Problem statement: Leaving out every picture, quote the data below exactly as it appears.

Extracted material:
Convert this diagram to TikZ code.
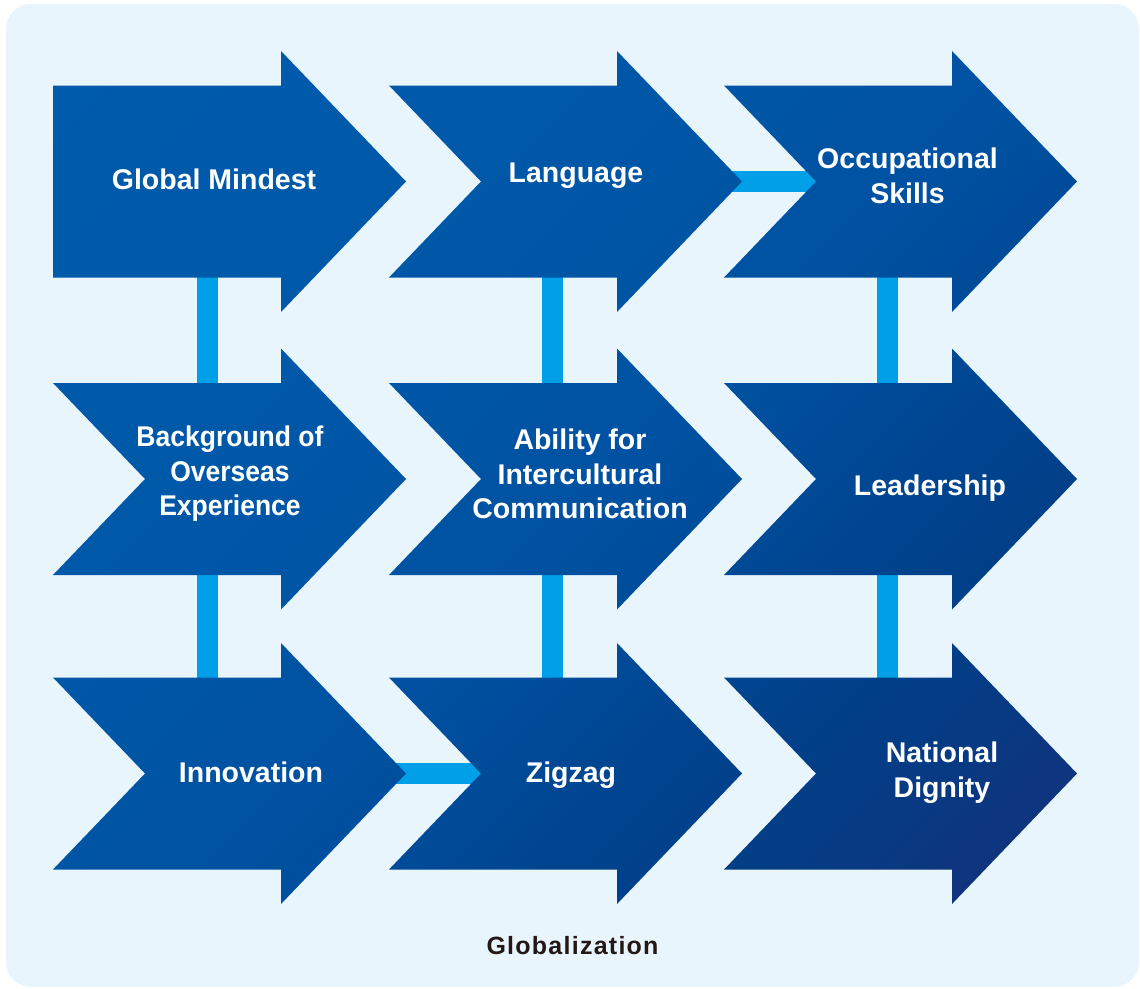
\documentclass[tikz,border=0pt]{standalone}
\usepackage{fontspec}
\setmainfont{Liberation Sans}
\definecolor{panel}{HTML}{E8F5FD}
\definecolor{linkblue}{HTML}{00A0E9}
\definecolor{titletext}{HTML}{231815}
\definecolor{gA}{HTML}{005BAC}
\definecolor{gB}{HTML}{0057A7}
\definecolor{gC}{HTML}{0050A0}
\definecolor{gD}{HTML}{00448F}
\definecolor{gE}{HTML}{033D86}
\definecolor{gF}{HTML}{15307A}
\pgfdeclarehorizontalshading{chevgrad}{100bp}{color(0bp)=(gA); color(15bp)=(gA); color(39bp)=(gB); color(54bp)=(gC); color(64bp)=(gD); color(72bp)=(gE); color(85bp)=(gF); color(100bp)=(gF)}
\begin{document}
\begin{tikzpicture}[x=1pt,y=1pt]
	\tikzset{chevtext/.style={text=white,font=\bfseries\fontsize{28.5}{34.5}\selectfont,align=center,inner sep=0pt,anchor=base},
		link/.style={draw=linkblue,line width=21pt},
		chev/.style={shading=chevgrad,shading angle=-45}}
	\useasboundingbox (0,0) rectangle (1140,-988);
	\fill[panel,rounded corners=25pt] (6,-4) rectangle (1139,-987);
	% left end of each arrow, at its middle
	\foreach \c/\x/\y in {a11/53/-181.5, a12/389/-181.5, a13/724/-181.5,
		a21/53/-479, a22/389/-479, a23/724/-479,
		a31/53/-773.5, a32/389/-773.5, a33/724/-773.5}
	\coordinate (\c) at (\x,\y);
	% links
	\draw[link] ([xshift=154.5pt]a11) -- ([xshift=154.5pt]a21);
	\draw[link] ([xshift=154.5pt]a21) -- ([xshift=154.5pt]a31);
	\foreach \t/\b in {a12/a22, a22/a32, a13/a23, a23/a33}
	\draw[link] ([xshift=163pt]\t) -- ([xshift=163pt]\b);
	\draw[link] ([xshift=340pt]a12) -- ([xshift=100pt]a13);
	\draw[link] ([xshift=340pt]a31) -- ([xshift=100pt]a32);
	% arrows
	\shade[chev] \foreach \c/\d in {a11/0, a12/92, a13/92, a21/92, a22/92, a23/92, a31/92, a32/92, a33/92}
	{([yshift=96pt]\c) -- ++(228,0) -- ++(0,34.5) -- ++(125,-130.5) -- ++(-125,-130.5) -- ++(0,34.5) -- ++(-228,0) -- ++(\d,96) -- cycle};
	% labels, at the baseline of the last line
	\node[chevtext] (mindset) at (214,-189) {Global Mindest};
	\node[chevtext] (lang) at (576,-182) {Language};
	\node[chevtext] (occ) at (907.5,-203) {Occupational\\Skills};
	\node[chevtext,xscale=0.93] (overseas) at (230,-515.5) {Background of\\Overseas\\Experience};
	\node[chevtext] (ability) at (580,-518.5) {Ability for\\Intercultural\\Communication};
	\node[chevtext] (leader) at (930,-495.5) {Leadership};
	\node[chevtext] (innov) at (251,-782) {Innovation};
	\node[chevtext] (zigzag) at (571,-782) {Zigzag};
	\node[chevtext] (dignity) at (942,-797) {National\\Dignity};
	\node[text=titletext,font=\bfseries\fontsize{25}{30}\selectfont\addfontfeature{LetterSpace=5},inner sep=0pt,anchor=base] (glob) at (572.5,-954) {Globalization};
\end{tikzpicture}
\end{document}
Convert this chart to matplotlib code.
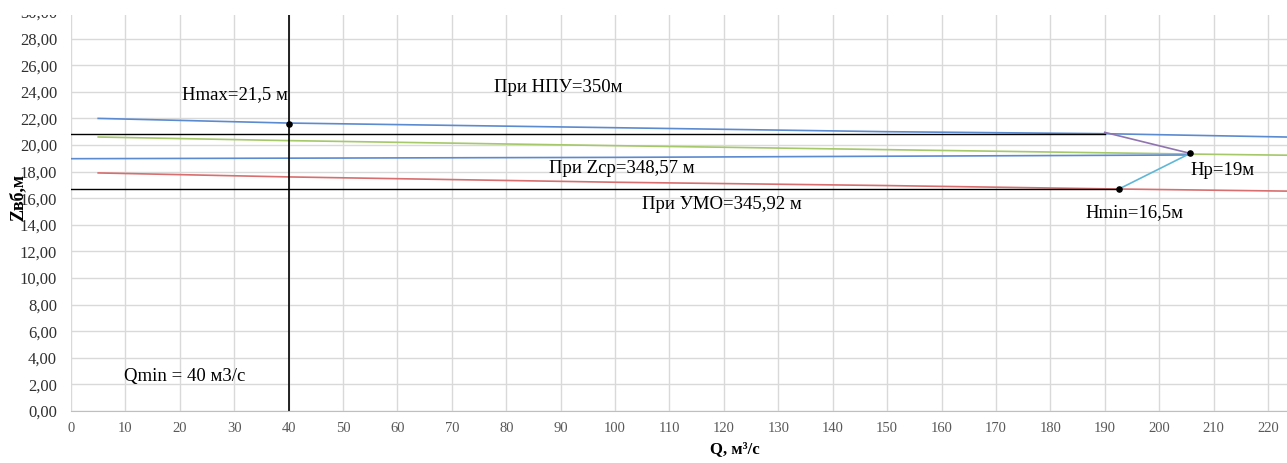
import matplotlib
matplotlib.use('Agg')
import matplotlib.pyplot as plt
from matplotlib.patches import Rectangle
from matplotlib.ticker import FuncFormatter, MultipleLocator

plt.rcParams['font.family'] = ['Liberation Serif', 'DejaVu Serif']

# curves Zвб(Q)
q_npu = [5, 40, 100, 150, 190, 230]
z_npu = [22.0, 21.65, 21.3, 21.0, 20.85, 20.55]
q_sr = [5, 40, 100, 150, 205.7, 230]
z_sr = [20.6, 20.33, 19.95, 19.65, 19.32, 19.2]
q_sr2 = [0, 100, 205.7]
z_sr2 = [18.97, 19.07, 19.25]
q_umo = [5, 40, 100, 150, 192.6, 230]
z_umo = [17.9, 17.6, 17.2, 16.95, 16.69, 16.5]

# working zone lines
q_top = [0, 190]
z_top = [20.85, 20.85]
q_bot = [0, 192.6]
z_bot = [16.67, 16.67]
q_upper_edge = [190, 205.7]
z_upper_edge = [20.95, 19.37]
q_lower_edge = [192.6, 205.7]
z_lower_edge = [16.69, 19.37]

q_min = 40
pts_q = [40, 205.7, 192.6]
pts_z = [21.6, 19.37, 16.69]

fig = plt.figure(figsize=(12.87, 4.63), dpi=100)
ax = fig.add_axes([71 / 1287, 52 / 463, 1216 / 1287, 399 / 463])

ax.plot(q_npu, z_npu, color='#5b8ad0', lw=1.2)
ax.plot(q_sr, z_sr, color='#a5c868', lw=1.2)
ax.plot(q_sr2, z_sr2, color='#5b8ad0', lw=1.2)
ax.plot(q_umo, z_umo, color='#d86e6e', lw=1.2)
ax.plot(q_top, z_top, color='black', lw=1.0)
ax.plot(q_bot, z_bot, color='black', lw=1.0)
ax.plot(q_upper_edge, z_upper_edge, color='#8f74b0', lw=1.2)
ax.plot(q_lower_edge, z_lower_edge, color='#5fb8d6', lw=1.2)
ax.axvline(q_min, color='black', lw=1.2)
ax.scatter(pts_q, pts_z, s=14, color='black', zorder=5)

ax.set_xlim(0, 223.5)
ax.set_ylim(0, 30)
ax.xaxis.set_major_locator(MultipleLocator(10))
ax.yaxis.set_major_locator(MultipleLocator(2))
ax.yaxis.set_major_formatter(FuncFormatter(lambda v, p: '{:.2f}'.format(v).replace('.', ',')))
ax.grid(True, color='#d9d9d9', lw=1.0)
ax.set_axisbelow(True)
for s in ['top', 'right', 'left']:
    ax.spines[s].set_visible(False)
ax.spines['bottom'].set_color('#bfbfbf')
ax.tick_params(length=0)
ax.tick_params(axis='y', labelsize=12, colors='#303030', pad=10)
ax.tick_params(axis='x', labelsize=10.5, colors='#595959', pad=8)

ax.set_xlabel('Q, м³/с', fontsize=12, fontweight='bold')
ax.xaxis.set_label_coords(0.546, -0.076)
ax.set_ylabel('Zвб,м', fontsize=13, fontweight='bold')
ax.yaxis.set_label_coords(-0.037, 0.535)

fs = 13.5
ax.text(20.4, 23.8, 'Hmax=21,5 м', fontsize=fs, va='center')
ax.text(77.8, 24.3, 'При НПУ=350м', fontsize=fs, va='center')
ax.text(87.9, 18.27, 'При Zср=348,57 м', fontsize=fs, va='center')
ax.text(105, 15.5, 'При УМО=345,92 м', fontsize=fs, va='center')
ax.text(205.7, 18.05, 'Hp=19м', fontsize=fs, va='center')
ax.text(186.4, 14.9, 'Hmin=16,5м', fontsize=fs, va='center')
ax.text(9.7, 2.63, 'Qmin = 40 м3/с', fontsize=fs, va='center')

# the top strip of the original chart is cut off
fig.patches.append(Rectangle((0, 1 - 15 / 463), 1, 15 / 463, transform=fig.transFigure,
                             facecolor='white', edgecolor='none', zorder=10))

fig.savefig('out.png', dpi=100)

Reply to the task:
Convert this diagram to TikZ code.
\documentclass[tikz,border=0pt]{standalone}
\usepackage{fontspec}
\setmainfont{Liberation Sans}
\definecolor{panel}{HTML}{E8F5FD}
\definecolor{linkblue}{HTML}{00A0E9}
\definecolor{titletext}{HTML}{231815}
\definecolor{gA}{HTML}{005BAC}
\definecolor{gB}{HTML}{0057A7}
\definecolor{gC}{HTML}{0050A0}
\definecolor{gD}{HTML}{00448F}
\definecolor{gE}{HTML}{033D86}
\definecolor{gF}{HTML}{15307A}
\pgfdeclarehorizontalshading{chevgrad}{100bp}{color(0bp)=(gA); color(15bp)=(gA); color(39bp)=(gB); color(54bp)=(gC); color(64bp)=(gD); color(72bp)=(gE); color(85bp)=(gF); color(100bp)=(gF)}
\begin{document}
\begin{tikzpicture}[x=1pt,y=1pt]
	\tikzset{chevtext/.style={text=white,font=\bfseries\fontsize{28.5}{34.5}\selectfont,align=center,inner sep=0pt,anchor=base},
		link/.style={draw=linkblue,line width=21pt},
		chev/.style={shading=chevgrad,shading angle=-45}}
	\useasboundingbox (0,0) rectangle (1140,-988);
	\fill[panel,rounded corners=25pt] (6,-4) rectangle (1139,-987);
	% left end of each arrow, at its middle
	\foreach \c/\x/\y in {a11/53/-181.5, a12/389/-181.5, a13/724/-181.5,
		a21/53/-479, a22/389/-479, a23/724/-479,
		a31/53/-773.5, a32/389/-773.5, a33/724/-773.5}
	\coordinate (\c) at (\x,\y);
	% links
	\draw[link] ([xshift=154.5pt]a11) -- ([xshift=154.5pt]a21);
	\draw[link] ([xshift=154.5pt]a21) -- ([xshift=154.5pt]a31);
	\foreach \t/\b in {a12/a22, a22/a32, a13/a23, a23/a33}
	\draw[link] ([xshift=163pt]\t) -- ([xshift=163pt]\b);
	\draw[link] ([xshift=340pt]a12) -- ([xshift=100pt]a13);
	\draw[link] ([xshift=340pt]a31) -- ([xshift=100pt]a32);
	% arrows
	\shade[chev] \foreach \c/\d in {a11/0, a12/92, a13/92, a21/92, a22/92, a23/92, a31/92, a32/92, a33/92}
	{([yshift=96pt]\c) -- ++(228,0) -- ++(0,34.5) -- ++(125,-130.5) -- ++(-125,-130.5) -- ++(0,34.5) -- ++(-228,0) -- ++(\d,96) -- cycle};
	% labels, at the baseline of the last line
	\node[chevtext] (mindset) at (214,-189) {Global Mindest};
	\node[chevtext] (lang) at (576,-182) {Language};
	\node[chevtext] (occ) at (907.5,-203) {Occupational\\Skills};
	\node[chevtext,xscale=0.93] (overseas) at (230,-515.5) {Background of\\Overseas\\Experience};
	\node[chevtext] (ability) at (580,-518.5) {Ability for\\Intercultural\\Communication};
	\node[chevtext] (leader) at (930,-495.5) {Leadership};
	\node[chevtext] (innov) at (251,-782) {Innovation};
	\node[chevtext] (zigzag) at (571,-782) {Zigzag};
	\node[chevtext] (dignity) at (942,-797) {National\\Dignity};
	\node[text=titletext,font=\bfseries\fontsize{25}{30}\selectfont\addfontfeature{LetterSpace=5},inner sep=0pt,anchor=base] (glob) at (572.5,-954) {Globalization};
\end{tikzpicture}
\end{document}
Convert this chart to matplotlib code.
import matplotlib
matplotlib.use('Agg')
import matplotlib.pyplot as plt
from matplotlib.patches import Rectangle
from matplotlib.ticker import FuncFormatter, MultipleLocator

plt.rcParams['font.family'] = ['Liberation Serif', 'DejaVu Serif']

# curves Zвб(Q)
q_npu = [5, 40, 100, 150, 190, 230]
z_npu = [22.0, 21.65, 21.3, 21.0, 20.85, 20.55]
q_sr = [5, 40, 100, 150, 205.7, 230]
z_sr = [20.6, 20.33, 19.95, 19.65, 19.32, 19.2]
q_sr2 = [0, 100, 205.7]
z_sr2 = [18.97, 19.07, 19.25]
q_umo = [5, 40, 100, 150, 192.6, 230]
z_umo = [17.9, 17.6, 17.2, 16.95, 16.69, 16.5]

# working zone lines
q_top = [0, 190]
z_top = [20.85, 20.85]
q_bot = [0, 192.6]
z_bot = [16.67, 16.67]
q_upper_edge = [190, 205.7]
z_upper_edge = [20.95, 19.37]
q_lower_edge = [192.6, 205.7]
z_lower_edge = [16.69, 19.37]

q_min = 40
pts_q = [40, 205.7, 192.6]
pts_z = [21.6, 19.37, 16.69]

fig = plt.figure(figsize=(12.87, 4.63), dpi=100)
ax = fig.add_axes([71 / 1287, 52 / 463, 1216 / 1287, 399 / 463])

ax.plot(q_npu, z_npu, color='#5b8ad0', lw=1.2)
ax.plot(q_sr, z_sr, color='#a5c868', lw=1.2)
ax.plot(q_sr2, z_sr2, color='#5b8ad0', lw=1.2)
ax.plot(q_umo, z_umo, color='#d86e6e', lw=1.2)
ax.plot(q_top, z_top, color='black', lw=1.0)
ax.plot(q_bot, z_bot, color='black', lw=1.0)
ax.plot(q_upper_edge, z_upper_edge, color='#8f74b0', lw=1.2)
ax.plot(q_lower_edge, z_lower_edge, color='#5fb8d6', lw=1.2)
ax.axvline(q_min, color='black', lw=1.2)
ax.scatter(pts_q, pts_z, s=14, color='black', zorder=5)

ax.set_xlim(0, 223.5)
ax.set_ylim(0, 30)
ax.xaxis.set_major_locator(MultipleLocator(10))
ax.yaxis.set_major_locator(MultipleLocator(2))
ax.yaxis.set_major_formatter(FuncFormatter(lambda v, p: '{:.2f}'.format(v).replace('.', ',')))
ax.grid(True, color='#d9d9d9', lw=1.0)
ax.set_axisbelow(True)
for s in ['top', 'right', 'left']:
    ax.spines[s].set_visible(False)
ax.spines['bottom'].set_color('#bfbfbf')
ax.tick_params(length=0)
ax.tick_params(axis='y', labelsize=12, colors='#303030', pad=10)
ax.tick_params(axis='x', labelsize=10.5, colors='#595959', pad=8)

ax.set_xlabel('Q, м³/с', fontsize=12, fontweight='bold')
ax.xaxis.set_label_coords(0.546, -0.076)
ax.set_ylabel('Zвб,м', fontsize=13, fontweight='bold')
ax.yaxis.set_label_coords(-0.037, 0.535)

fs = 13.5
ax.text(20.4, 23.8, 'Hmax=21,5 м', fontsize=fs, va='center')
ax.text(77.8, 24.3, 'При НПУ=350м', fontsize=fs, va='center')
ax.text(87.9, 18.27, 'При Zср=348,57 м', fontsize=fs, va='center')
ax.text(105, 15.5, 'При УМО=345,92 м', fontsize=fs, va='center')
ax.text(205.7, 18.05, 'Hp=19м', fontsize=fs, va='center')
ax.text(186.4, 14.9, 'Hmin=16,5м', fontsize=fs, va='center')
ax.text(9.7, 2.63, 'Qmin = 40 м3/с', fontsize=fs, va='center')

# the top strip of the original chart is cut off
fig.patches.append(Rectangle((0, 1 - 15 / 463), 1, 15 / 463, transform=fig.transFigure,
                             facecolor='white', edgecolor='none', zorder=10))

fig.savefig('out.png', dpi=100)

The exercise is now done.